§ **TASK**: Retype the run of lines that opens with the line containing "Give me the Bokeh source for this chart." and closes with the line containing "g.grid_line_width = 1", exactly and inclusively, but skip the pictures.

Entries with chart source code
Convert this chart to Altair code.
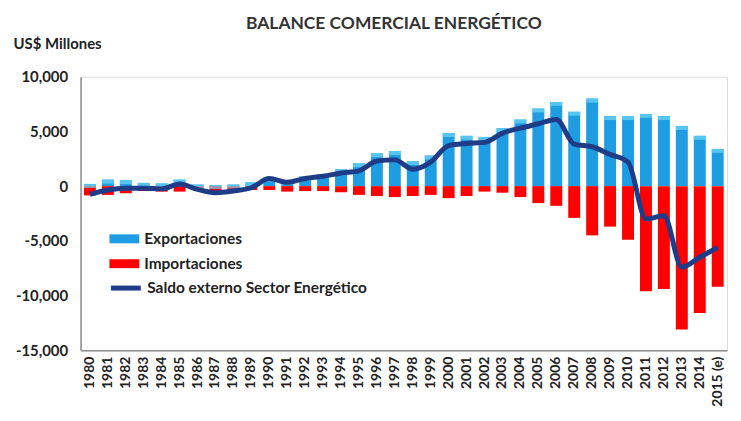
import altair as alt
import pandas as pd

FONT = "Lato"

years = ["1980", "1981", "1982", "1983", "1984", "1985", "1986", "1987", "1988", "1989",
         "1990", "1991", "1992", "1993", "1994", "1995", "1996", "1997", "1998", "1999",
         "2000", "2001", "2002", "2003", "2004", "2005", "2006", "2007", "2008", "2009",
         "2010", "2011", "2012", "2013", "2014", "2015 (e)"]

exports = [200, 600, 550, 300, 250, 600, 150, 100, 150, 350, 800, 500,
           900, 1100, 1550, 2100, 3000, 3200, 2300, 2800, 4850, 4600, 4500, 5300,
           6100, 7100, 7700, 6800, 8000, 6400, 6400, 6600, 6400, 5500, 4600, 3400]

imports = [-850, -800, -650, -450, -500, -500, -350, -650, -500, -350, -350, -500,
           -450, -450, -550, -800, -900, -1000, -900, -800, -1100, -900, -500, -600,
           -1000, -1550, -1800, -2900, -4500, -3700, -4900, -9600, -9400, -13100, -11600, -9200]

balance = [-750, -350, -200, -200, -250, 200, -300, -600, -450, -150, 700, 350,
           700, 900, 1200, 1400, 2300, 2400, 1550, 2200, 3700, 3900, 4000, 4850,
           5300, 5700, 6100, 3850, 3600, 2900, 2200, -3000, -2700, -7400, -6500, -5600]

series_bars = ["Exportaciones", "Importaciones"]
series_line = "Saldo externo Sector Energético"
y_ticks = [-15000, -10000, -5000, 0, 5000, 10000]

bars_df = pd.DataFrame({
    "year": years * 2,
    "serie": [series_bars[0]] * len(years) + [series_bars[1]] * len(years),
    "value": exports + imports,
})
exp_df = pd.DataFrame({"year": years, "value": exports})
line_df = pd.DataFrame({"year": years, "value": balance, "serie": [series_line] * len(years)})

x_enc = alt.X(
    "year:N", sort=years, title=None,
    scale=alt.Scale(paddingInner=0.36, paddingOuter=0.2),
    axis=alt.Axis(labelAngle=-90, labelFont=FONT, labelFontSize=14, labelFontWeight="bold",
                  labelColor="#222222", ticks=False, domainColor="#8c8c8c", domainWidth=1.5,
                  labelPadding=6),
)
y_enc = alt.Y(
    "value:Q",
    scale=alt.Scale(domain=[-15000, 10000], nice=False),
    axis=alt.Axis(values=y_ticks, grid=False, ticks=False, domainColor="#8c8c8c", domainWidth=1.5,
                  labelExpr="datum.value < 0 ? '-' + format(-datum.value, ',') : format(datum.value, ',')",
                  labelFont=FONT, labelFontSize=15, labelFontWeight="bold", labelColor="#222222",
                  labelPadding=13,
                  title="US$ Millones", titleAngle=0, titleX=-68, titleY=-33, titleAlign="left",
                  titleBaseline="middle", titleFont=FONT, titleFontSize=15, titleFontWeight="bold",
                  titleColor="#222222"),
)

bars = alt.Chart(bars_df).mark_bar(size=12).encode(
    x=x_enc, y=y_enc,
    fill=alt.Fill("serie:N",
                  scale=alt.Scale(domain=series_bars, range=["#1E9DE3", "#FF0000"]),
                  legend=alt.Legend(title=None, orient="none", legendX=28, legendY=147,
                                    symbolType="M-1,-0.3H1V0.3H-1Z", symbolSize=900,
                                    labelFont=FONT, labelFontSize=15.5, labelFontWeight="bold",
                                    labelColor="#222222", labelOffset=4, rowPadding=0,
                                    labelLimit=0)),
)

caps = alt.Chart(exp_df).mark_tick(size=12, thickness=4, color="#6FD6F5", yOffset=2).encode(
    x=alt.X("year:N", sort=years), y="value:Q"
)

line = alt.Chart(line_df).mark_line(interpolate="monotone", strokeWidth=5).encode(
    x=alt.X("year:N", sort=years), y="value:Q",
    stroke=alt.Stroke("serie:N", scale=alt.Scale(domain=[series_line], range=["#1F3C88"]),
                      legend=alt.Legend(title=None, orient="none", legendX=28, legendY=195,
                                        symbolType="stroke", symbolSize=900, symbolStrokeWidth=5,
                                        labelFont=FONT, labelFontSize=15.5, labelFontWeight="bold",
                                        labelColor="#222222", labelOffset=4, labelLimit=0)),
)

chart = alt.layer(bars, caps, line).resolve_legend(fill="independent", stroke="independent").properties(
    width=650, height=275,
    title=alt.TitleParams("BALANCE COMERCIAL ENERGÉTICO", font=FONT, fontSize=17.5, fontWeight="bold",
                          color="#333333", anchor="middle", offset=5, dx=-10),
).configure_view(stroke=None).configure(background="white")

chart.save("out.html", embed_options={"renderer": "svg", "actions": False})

--

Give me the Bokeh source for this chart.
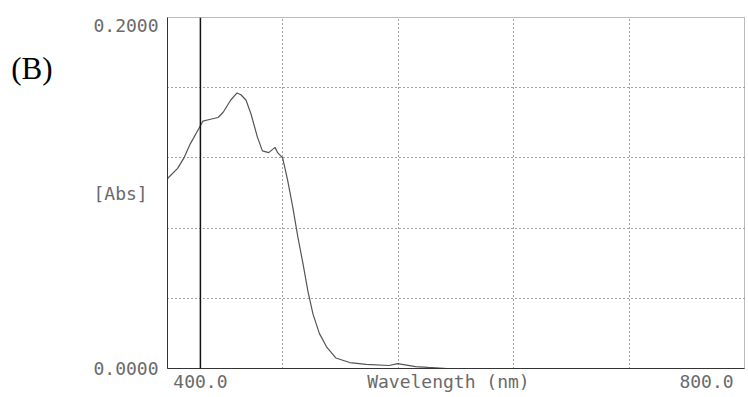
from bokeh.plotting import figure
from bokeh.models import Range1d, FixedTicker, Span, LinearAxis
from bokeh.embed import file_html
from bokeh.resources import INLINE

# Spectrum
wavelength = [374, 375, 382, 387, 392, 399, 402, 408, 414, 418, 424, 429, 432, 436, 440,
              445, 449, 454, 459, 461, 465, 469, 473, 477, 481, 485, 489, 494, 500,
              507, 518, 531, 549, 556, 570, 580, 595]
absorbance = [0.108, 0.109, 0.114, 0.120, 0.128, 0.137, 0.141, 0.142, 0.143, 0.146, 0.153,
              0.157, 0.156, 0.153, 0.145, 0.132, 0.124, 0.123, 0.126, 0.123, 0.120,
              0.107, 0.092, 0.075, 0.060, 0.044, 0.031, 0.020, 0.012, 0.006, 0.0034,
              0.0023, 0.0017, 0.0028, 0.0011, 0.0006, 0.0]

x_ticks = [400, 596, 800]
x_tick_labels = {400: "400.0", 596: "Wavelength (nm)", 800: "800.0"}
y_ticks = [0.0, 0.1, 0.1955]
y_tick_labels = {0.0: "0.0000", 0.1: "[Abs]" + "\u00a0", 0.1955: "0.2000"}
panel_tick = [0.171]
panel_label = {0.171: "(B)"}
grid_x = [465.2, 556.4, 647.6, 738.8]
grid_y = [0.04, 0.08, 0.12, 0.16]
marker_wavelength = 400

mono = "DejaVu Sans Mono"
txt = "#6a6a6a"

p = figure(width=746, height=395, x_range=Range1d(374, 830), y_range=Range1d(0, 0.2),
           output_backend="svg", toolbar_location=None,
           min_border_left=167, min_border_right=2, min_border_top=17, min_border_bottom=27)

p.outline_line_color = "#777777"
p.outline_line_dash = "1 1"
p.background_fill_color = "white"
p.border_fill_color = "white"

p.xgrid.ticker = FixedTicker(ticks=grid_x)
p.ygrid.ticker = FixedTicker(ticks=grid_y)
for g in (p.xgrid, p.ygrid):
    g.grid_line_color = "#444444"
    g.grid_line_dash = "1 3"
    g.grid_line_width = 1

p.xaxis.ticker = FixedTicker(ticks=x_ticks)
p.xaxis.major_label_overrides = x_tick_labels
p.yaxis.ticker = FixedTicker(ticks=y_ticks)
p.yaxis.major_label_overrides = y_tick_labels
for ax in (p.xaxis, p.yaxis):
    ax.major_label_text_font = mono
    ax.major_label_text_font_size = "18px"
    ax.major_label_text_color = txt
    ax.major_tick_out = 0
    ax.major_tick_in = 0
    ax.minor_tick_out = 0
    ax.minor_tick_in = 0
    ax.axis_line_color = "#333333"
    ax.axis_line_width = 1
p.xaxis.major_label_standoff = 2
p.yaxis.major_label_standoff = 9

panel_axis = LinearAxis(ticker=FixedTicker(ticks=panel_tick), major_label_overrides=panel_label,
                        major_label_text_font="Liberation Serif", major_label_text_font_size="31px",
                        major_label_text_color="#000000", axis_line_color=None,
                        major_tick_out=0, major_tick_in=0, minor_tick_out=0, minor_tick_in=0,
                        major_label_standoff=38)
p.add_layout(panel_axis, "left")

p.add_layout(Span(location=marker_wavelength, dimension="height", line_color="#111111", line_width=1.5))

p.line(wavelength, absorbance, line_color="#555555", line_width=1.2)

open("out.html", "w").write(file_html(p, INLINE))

§ **TASK RESULT**:
Give me the Bokeh source for this chart.
from bokeh.plotting import figure
from bokeh.models import Range1d, FixedTicker, Span, LinearAxis
from bokeh.embed import file_html
from bokeh.resources import INLINE

# Spectrum
wavelength = [374, 375, 382, 387, 392, 399, 402, 408, 414, 418, 424, 429, 432, 436, 440,
              445, 449, 454, 459, 461, 465, 469, 473, 477, 481, 485, 489, 494, 500,
              507, 518, 531, 549, 556, 570, 580, 595]
absorbance = [0.108, 0.109, 0.114, 0.120, 0.128, 0.137, 0.141, 0.142, 0.143, 0.146, 0.153,
              0.157, 0.156, 0.153, 0.145, 0.132, 0.124, 0.123, 0.126, 0.123, 0.120,
              0.107, 0.092, 0.075, 0.060, 0.044, 0.031, 0.020, 0.012, 0.006, 0.0034,
              0.0023, 0.0017, 0.0028, 0.0011, 0.0006, 0.0]

x_ticks = [400, 596, 800]
x_tick_labels = {400: "400.0", 596: "Wavelength (nm)", 800: "800.0"}
y_ticks = [0.0, 0.1, 0.1955]
y_tick_labels = {0.0: "0.0000", 0.1: "[Abs]" + "\u00a0", 0.1955: "0.2000"}
panel_tick = [0.171]
panel_label = {0.171: "(B)"}
grid_x = [465.2, 556.4, 647.6, 738.8]
grid_y = [0.04, 0.08, 0.12, 0.16]
marker_wavelength = 400

mono = "DejaVu Sans Mono"
txt = "#6a6a6a"

p = figure(width=746, height=395, x_range=Range1d(374, 830), y_range=Range1d(0, 0.2),
           output_backend="svg", toolbar_location=None,
           min_border_left=167, min_border_right=2, min_border_top=17, min_border_bottom=27)

p.outline_line_color = "#777777"
p.outline_line_dash = "1 1"
p.background_fill_color = "white"
p.border_fill_color = "white"

p.xgrid.ticker = FixedTicker(ticks=grid_x)
p.ygrid.ticker = FixedTicker(ticks=grid_y)
for g in (p.xgrid, p.ygrid):
    g.grid_line_color = "#444444"
    g.grid_line_dash = "1 3"
    g.grid_line_width = 1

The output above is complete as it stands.